Technology Application & Business Model
LoRa can achieve competitive web access speeds at 1~3 Km. Helium hotspots will more likely have mesh-hand-off spacing of 15~20 Km at first. This results in a signal of 5 kbps or less. Depending on how effective are the hotspot and hand-off incentives, Helium may ultimately compete with sky-based WiFi, satellite schemes or community WiFi as a free moderate-speed, internet service.Helium is intended for IOT devices, but can also be used as a last mile layer for user Internet access. During the early build out of infrastructure in any region, it is clearly optimized for low speed IOT communications.

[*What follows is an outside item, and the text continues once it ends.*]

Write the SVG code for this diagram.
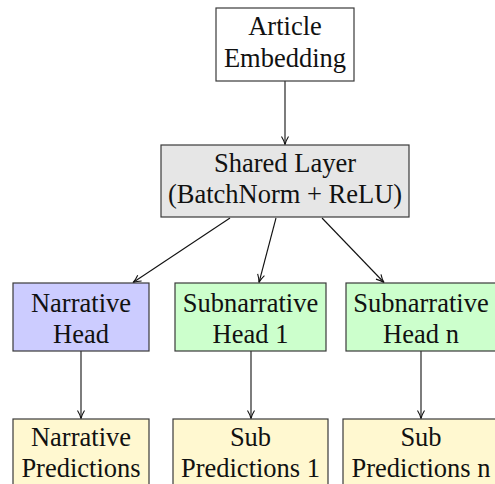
<svg xmlns="http://www.w3.org/2000/svg" width="495" height="484" viewBox="0 0 495 484">
<style>
.box{stroke:#3a3a3a;stroke-width:1.2}
.t{font-family:"Liberation Serif","Times New Roman",serif;font-size:26.5px;fill:#111;text-anchor:middle}
.c{stroke:#111;stroke-width:1.1;fill:none;marker-end:url(#ah)}
</style>
<defs>
<marker id="ah" viewBox="0 0 10 10" refX="9" refY="5" markerWidth="10" markerHeight="10" markerUnits="userSpaceOnUse" orient="auto">
<path d="M1,1.5 Q5,4 9,5 Q5,6 1,8.5" fill="none" stroke="#111" stroke-width="1.1"/>
</marker>
</defs>
<rect width="495" height="484" fill="#fff"/>
<g id="connectors">
<line class="c" x1="285" y1="81" x2="285" y2="144.5"/>
<line class="c" x1="230" y1="218" x2="133" y2="282.5"/>
<line class="c" x1="276" y1="218" x2="259" y2="282.5"/>
<line class="c" x1="322" y1="218" x2="384" y2="282.5"/>
<line class="c" x1="81" y1="351" x2="81" y2="418.5"/>
<line class="c" x1="251" y1="351" x2="251" y2="418.5"/>
<line class="c" x1="421" y1="351" x2="421" y2="418.5"/>
</g>
<g id="article">
<rect class="box" x="216" y="8" width="138" height="73" fill="#fff"/>
<text class="t" x="285" y="34.5">Article</text>
<text class="t" x="285" y="66.5">Embedding</text>
</g>
<g id="shared">
<rect class="box" x="161" y="145" width="248" height="72" fill="#e6e6e6"/>
<text class="t" x="285" y="171.5">Shared Layer</text>
<text class="t" x="285" y="202.5">(BatchNorm + ReLU)</text>
</g>
<g id="narrative-head">
<rect class="box" x="13" y="283" width="136" height="68" fill="#ccccff"/>
<text class="t" x="81" y="311.5">Narrative</text>
<text class="t" x="81" y="342.5">Head</text>
</g>
<g id="sub-head-1">
<rect class="box" x="175" y="283" width="151" height="68" fill="#ccffcc"/>
<text class="t" x="250.5" y="311.5">Subnarrative</text>
<text class="t" x="250.5" y="342.5">Head 1</text>
</g>
<g id="sub-head-n">
<rect class="box" x="346" y="283" width="151" height="68" fill="#ccffcc"/>
<text class="t" x="421" y="311.5">Subnarrative</text>
<text class="t" x="421" y="342.5">Head n</text>
</g>
<g id="narrative-pred">
<rect class="box" x="13" y="419" width="136" height="72" fill="#fff8d0"/>
<text class="t" x="81" y="446">Narrative</text>
<text class="t" x="81" y="477">Predictions</text>
</g>
<g id="sub-pred-1">
<rect class="box" x="173" y="419" width="155" height="72" fill="#fff8d0"/>
<text class="t" x="250.5" y="446">Sub</text>
<text class="t" x="250.5" y="477">Predictions 1</text>
</g>
<g id="sub-pred-n">
<rect class="box" x="343" y="419" width="156" height="72" fill="#fff8d0"/>
<text class="t" x="421" y="446">Sub</text>
<text class="t" x="421" y="477">Predictions n</text>
</g>
</svg>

Helium doesn’t completely satisfy requirements that we set forth in the very first paragraph above. I assume that it uses a proprietary standard to poll and packetize data. (I am not sure of this. Perhaps someone working with the project reach out with a clarification). And at $495 for a long range, low power Helium hotspot/router, it may be a bit early for all but the most bold entrepreneur to experiment with Helium. If you don’t live in a large and densely populated urban area, you are unlikely to find many peers with whom to share spectrum, data and gateways.
But if you open your mind to the possibilities: tools, gadgets and services that can benefit from private networks or municipal infrastructure that was previously the exclusive domain of town governments, railroads and first responders… If you can imagine these things—or a profitable role in accommodating these things—then a personal Helium Hotspot may be in your future.
I plan to jump in with both feet. I will be shaping my career around Helium. It’s a bit early, but that’s the whole point. For me, it is a gamble worth taking.